From what I can gather I will definetly need a front sump since I have IFS, but it will still require some minor modifications.

I will be running my Std. R150F 5 speed, which is supposed to be more than capable of handling the extra horsepower as I have the std. V6 motor in it at the moment.

I really don't need half the junk that comes in a halfcut, I'm only going to need the engine, ecu and loom. Or just an engine if I keep the WOLF. The only advantage of getting the half cut would be wether you can get enough money out of selling all the stuff I wouldn't need out of it??


EDZ - I have a Version 4 Wolf with Handcontroller. It won't plug into the std. loom it will have to be wired in. It will come with the ECU, Handcontroller, Manuals, Laptop software, Memory Cartridge (which allows you to run two totally different maps). I would probably need about $850 minimum for it to be worthwhile me selling it.
 
Well the WOLF is deffinetly going now. I spoke to Venom in brisbane yesterday and he is doing plug in looms for $700 dollars now. You still have to supply a loom for him, but I reckon for $700 you cant go wrong. Specially to have all guages etc.. working and an engine that runs like factory..
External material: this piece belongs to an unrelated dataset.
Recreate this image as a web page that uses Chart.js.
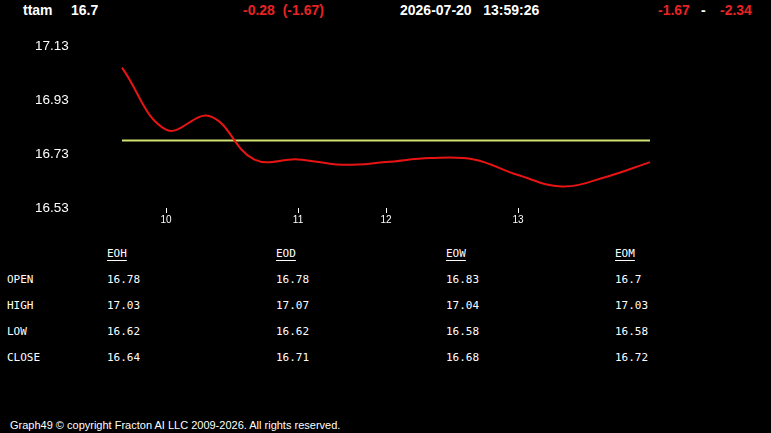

Hopefully it should all get underway in about 2 weeks!! Can't wait!!

Just a quick question, what fuel do you need to run for the std. ECU? I'm guessing normal premium as a minimum? but the higher octane ones if possible?
 
Twisty,

These engines will just about run on Kerosene.

The knock sensors will retard the ignition if the octane rating is too low and advance it when the fuel will allow it.

Standard ULP is sufficient. but PULP will allow more advance which should give you more performance.
 
Cool, thanks Zuffen. That was another problem with running the wolf is I would always have to use the same octane or higher petrol, which being a 4x4 becomes a problem when on outback trips.

I did get a memory cartridge allowing me to run two maps, but it's going to be a lot less worry and hassel running the std. ecu.
 
for smoothness and softness of drivin the std ecu is the best

and cant go wrong especially if u dont intend to do any mods

basically just get extractors made up and decent exhaust and u will get about 15 kws more which is good gain

i will be up in qld from 19th oct till about 5th or 10th nov

if u send me the loom i can wire it up for you

but it wont be 100%

i just dont know how these guys say thats its 100% plug in and everything will work

plus it wont be very neat

on my ute i have run wires under the gaurd to hide things
theres no way u can do that with a pre made loom

and also depending what gbox u run then u have to integrate the old gbox into the new loom if u use old gbox

then u have probs with getting the speedo to be accurate if u run a diff gbox

then if its the crown u need to run the abs ecu

there are too many variables with these engines to be able to pre make a loom and get everything to work accurately

if all u want is the engine to run then its piss easy

if u want it to look neat
all sensors to work
hidden wiring
etc
then thats y i travel to the car and do it
and to goto melb or brissy i only charge 200 bucks extra onto
which aint to bad considering

but since il be in qld for a job i can do it a tiny bit cheaper
 
sorry to but in, but would that also mean that when i fit a 1uz into a Bayliner boat replacing a 5.8 ford boat mooring that it would be easy for me to use the standard ecu not needing to purchase say a autronic system?.
Keep in mind that it wil be an inboard application and will be subject to an marine enviroment (moist). Would i still use a standard harness or custom made one with just engine controls included?.

Paul
 
I like the reference to a FORD boat mooring. Ever so true.

You could try spraying the ecu circuit boards with a waterproofing agent (sold by electonics stores) which will seal the board permanently from the effect of water. We are not taking WD40 here we are talking clear shellac (or its modern equivalent) to encapsule the ECU boards.

There is no reason why you can't get the whole Lexus system to work on a boat.